You could do it by embedding the text of each post, and then averaging all the embeddings of each tag’s posts into a single ‘tag embedding’, which summarizes the gestalt of all the posts with a given tag. Then you could do my sort trick, or just use a standard clustering algorithm to cluster the tags into 12 clusters, and ask GPT to label each cluster using the list of titles, say.
This would address your points about GPT being unable to ‘plan’ or being misled by idiosyncratic uses of words like ‘jasmine’. It would also produce a much more even distribution over the 12 clusters, unless there truly was an extremely skewed distribution (as well as the other advantages I mentioned like not forgetting or skipping any entries or confusing item counts or whatever).
Interesting, yes. Sure. But keep in mind that what I was up to in that paper is much simpler. I wasn’t really interested in organizing my tag list. That’s just a long list that I had available to me. I just wanted to see how ChatGPT would deal with the task of coming up with organizing categories. Could it do it at all? If so, would its suggestions be reasonable ones? Further, since I didn’t know what it would do, I decided to start first with a shorter list. It was only when I’d determined that it could do the task in a reasonable way with the shorter lists that I threw the longer list at it.
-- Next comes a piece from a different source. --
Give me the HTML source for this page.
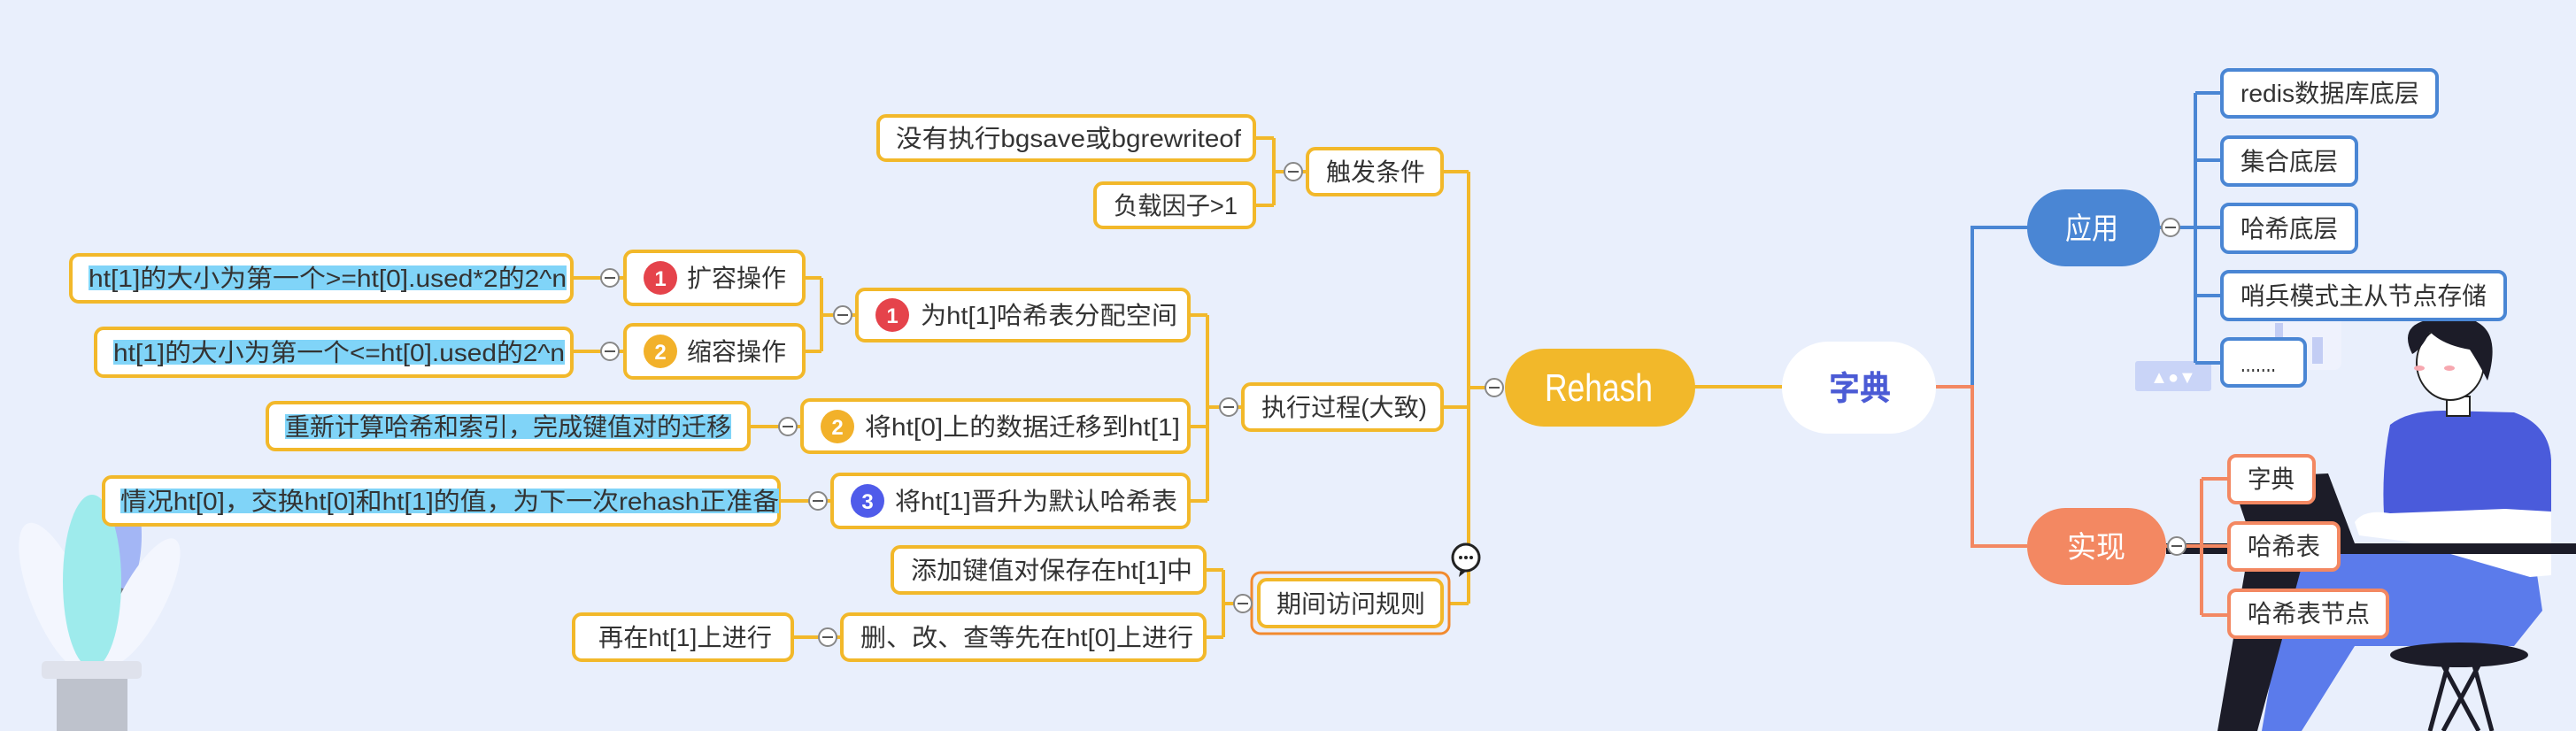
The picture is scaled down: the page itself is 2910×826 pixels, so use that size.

What I’ve been up to is coming up with tasks where ChatGPT’s performance gives me clues as to what’s going on internally. Whereas the mechanistic interpretability folks are reverse engineering from the bottom up, I’m working from the top down. Now, in doing this, I’ve already got some ideas about semantics is structured in the brain; that is, I’ve got some ideas about the device that produces all those text strings. Not only that, but horror of horrors! Those ideas are based in ‘classical’ symbolic computing. But my particular set of ideas tells me that, yes, it makes sense that ANNs should be able to induce something that approximates what the brain is up to. So I’ve never for a minute thought the ‘stochastic parrots’ business was anything more than a rhetorical trick. I wrote that up after I’d worked with GPT-3 a little.
At this point I’m reasonably convinced that in some ways, yes, what’s going on internally is like a classical symbolic net, but in other ways, no, it’s quite different. I reached that conclusion after working intensively on having ChatGPT generate simple stories. After thinking about that for awhile I decided that, no, something’s going on that’s quite different from a classical symbolic story grammar. But then, what humans do seems to me in some ways not like classical story grammars.
It’s all very complicated and very interesting. In the last month of so I’ve started working with a machine vision researcher at Goethe University in Frankfurt (Visvanathan Ramesh). We’re slowly making progress.